Former President Trump gave an exasperated response when asked whether he fears Vice President Harris’s crowd sizes at a press conference Thursday.
“Oh, give me a break,” Trump said. “Listen, I had 107,000 people in New Jersey, you didn’t report it. I’m so glad you asked. What did she have yesterday, 2,000 people?”
Harris’s campaign said that 14,000 people attended her rally in Philadelphia on Tuesday and 15,000 attended another in Detroit on Wednesday night.
“If I ever had 2,000 people, you’d say my campaign is finished,” Trump said.
Following President Biden dropping out of the presidential race late last month, Harris has garnered huge enthusiasm and fundraising at the top of the Democratic ticket. She announced on Tuesday her vice presidential pick, Minnesota Gov. Tim Walz (D), who was celebrated by Democrats across the party’s spectrum.
“Lemme tell you, we have the enthusiasm,” Trump said. “The Republican Party — and me as a candidate — but the Republican Party has the enthusiasm. Because people wanna see crime stopped, they wanna see a country that’s respected.”

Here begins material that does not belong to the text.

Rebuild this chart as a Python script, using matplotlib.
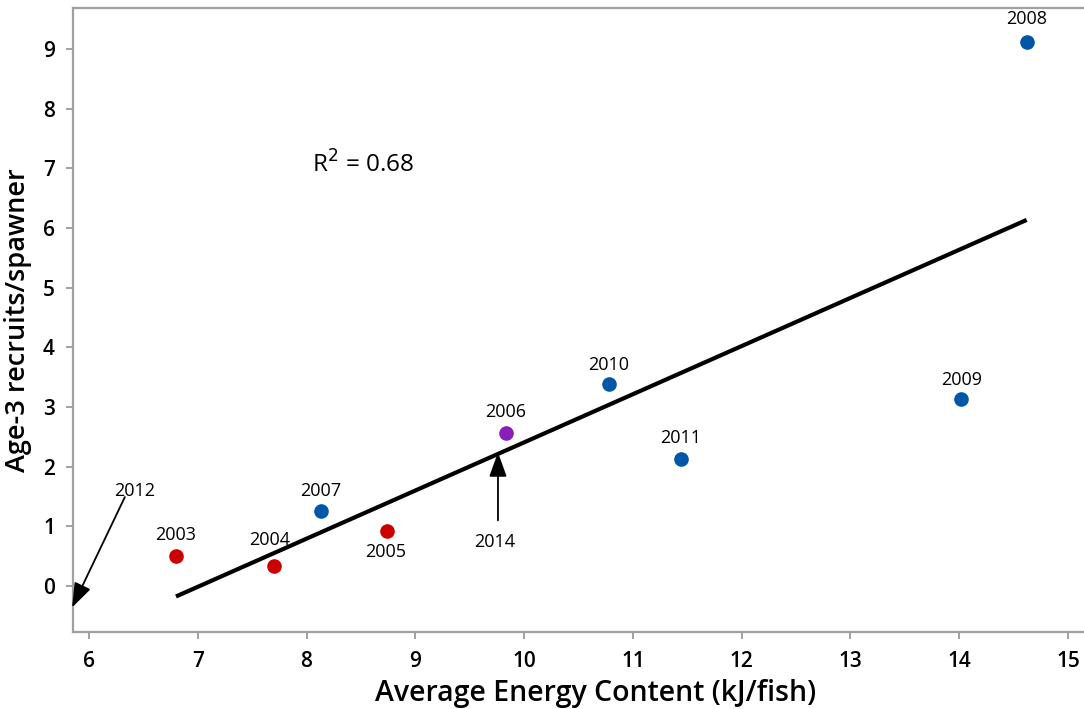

Later in the press conference, Trump said the crowd at his speech on Jan. 6, 2021, was the largest he has ever addressed, and compared the crowd to that amassed during Martin Luther King Jr.'s "I Have a Dream" speech.
"And I’ll tell you, it’s very hard to find a picture of that crowd … If you look at Martin Luther King, when he did his speech, his great speech, and you look at ours. Same real estate. Same everything. Same number of people, if not, we had more," he said.
According to an average of national polls from The Hill/Decision Desk HQ, Trump is leading Harris by 0.2 points.
A new survey by Ipsos found Harris and Trump in a “statistical dead heat for the presidency” among voters in critical swing states including Michigan, Pennsylvania, Wisconsin, Georgia, North Carolina, Arizona and Nevada.
Trump conceded that Harris was enjoying a honeymoon period in polling after her announcement, but said some polls still show him winning in a landslide.
The Hill has reached out to the Harris campaign for comment.